Smith came to the presentation appropriately dressed in a t-shirt with a cartoon knight pulling a thorn out of a cartoon dragon’s foot. A stuffed dragon plush toy adorned the table next to the podium. Her comps presentation was a study of dragons as they appear in English literature and how their portrayal has shifted with time. In the earliest mentions of dragons, such as in the Bible, Beowulf, and The Faerie Queene, the dragon is a force of evil and chaos that comes from outside society. The beast is often a symbol of the wilderness, and the hero must go out and conquer the dragon in order to preserve order within society.
But, Smith says, a shift happened in our thinking about dragons right around the Romantic period (Frankenstein’s a good example of a novel from this period).

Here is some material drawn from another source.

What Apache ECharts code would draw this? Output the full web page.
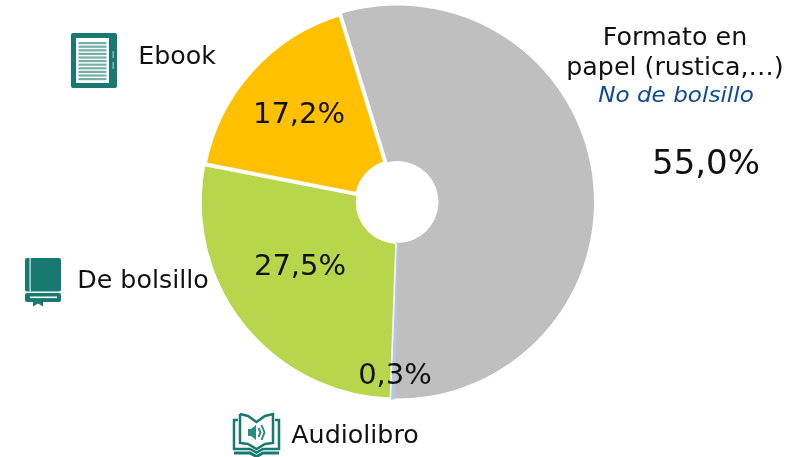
<!DOCTYPE html>
<html><head><meta charset="utf-8">
<style>html,body{margin:0;padding:0;background:#fff}#c{width:800px;height:457px}</style>
<script src="https://cdn.jsdelivr.net/npm/echarts@6/dist/echarts.min.js"></script>
</head><body><div id="c"></div>
<script>
const categories = ['Formato en papel (rustica,…)', 'Audiolibro', 'De bolsillo', 'Ebook'];
const values = [55.0, 0.3, 27.5, 17.2];
const colors = ['#bfbfbf', '#b4c7e7', '#b7d64c', '#ffc000'];
const borders = [[0,'#fff'],[2.2,'#b4c7e7'],[1.5,'#fff'],[4,'#fff']];
const labelSpots = [[706,165,34],[395,376,29],[300,267,29],[299,115,29]];
const FONT = '"DejaVu Sans", sans-serif';
const TEAL = '#17796f';

function txt(x, y, s, size, extra) {
  return Object.assign({ type:'text', x, y, scaleX:1.055, z:5,
    style:Object.assign({ text:s, fontFamily:FONT, fontSize:size, fill:'#111', align:'center', verticalAlign:'middle' }, extra||{}) });
}
function rect(x,y,w,h,fill,r){ return {type:'rect',z:4,shape:{x,y,width:w,height:h,r:r||0},style:{fill}}; }
function stroke(points,w,color){ return {type:'polyline',z:4,shape:{points},style:{fill:null,stroke:color||TEAL,lineWidth:w||2}}; }

const ebookLines = [];
for (let i=0;i<11;i++) ebookLines.push(rect(78.5,42+i*3.6,28,2.2,'#75b0a8'));

const graphics = [
  // ebook icon
  rect(71,33,46,55,TEAL,2), rect(76,38,33,45,'#fff'), ...ebookLines,
  rect(112.5,51,1.4,7,'#8fc3bc'), rect(112.5,62,1.4,7,'#8fc3bc'),
  // pocket book icon
  rect(25,258,36,33.5,TEAL,2), rect(29.5,258,1.2,33.5,'#e4f0ee'),
  rect(25,293,36,9,TEAL,2), rect(30,296.5,27,1.6,'#fff'),
  {type:'polygon',z:5,shape:{points:[[33,300],[43,300],[43,306.5],[38,303.5],[33,306.5]]},style:{fill:TEAL}},
  // audiobook icon
  stroke([[238,420],[234,420],[234,449],[250,449],[256.5,452.5],[263,449],[279,449],[279,420],[275,420]],2.5),
  stroke([[240,414],[248,416],[256.5,422],[265,416],[273,414],[273,443],[265,444],[256.5,449],[248,444],[240,443],[240,414]],2.5),
  stroke([[234,453],[250,453],[256.5,456.5],[263,453],[279,453]],3),
  {type:'polygon',z:4,shape:{points:[[248,429],[251,429],[256,425],[256,440],[251,436],[248,436]]},style:{fill:'#2d8a80'}},
  stroke([[258.5,428],[260.5,432.5],[258.5,437]],2,'#2d8a80'),
  stroke([[261.5,425],[264.5,432.5],[261.5,440]],2,'#2d8a80'),
  // category labels
  txt(177,58,'Ebook',24), txt(143,282,'De bolsillo',24), txt(355,437,'Audiolibro',24),
  txt(675,38.5,'Formato en',24), txt(675,69,'papel (rustica,…)',24),
  txt(676,97,'No de bolsillo',21,{fill:'#0e4a96',fontStyle:'italic'})
];
graphics[graphics.length-1].scaleX = 1.1;

const chart = echarts.init(document.getElementById('c'));
chart.setOption({
  animation:false,
  backgroundColor:'#fff',
  graphic:graphics,
  series:[{
    type:'pie',
    center:[397.5,202],
    radius:[41,196.5],
    startAngle:107,
    clockwise:true,
    avoidLabelOverlap:false,
    labelLine:{show:false},
    label:{show:true,position:'inside',fontFamily:FONT,color:'#111',
      formatter:p=>p.value.toFixed(1).replace('.',',')+'%'},
    labelLayout:p=>({x:labelSpots[p.dataIndex][0],y:labelSpots[p.dataIndex][1],align:'center',verticalAlign:'middle',hideOverlap:false}),
    data:categories.map((name,i)=>({
      name, value:values[i],
      itemStyle:{color:colors[i],borderWidth:borders[i][0],borderColor:borders[i][1]},
      label:{fontSize:labelSpots[i][2]}
    }))
  }]
});
</script></body></html>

By this point in history, we’d run out of wilderness to conquer! We began to have a problem with the simple good versus evil dichotomy, worrying much more about the evils that come from within society. In the literature, dragons became much more complicated figures.
Smith focused on three modern works of literature about dragons as examples. Ursula Le Guin’s Earthsea trilogy, the oldest, features a dragon that eats people. Ged, the main character, negotiates a truce with the dragon instead of simply killing it. Patricia C. Wrede '74 wrote the Enchanted Forest series in which traditional fairy tales are turned on their heads--the Princess Cimorene deliberately leaves home to ask the dragons for a job, and finds that they are much friendlier people than the humans are.
And who could forget Christopher Paolini’s Inheritance trilogy? Smith begins with the caveat that “these books were written by a 17-year-old,” but points out that Saphira, the dragon, is Eragon’s best friend. The elves, who are considered models of behavior, are one with nature rather than attempting to conquer it. “They don’t cut cucumbers off the vine, they sing cucumbers off the vine.”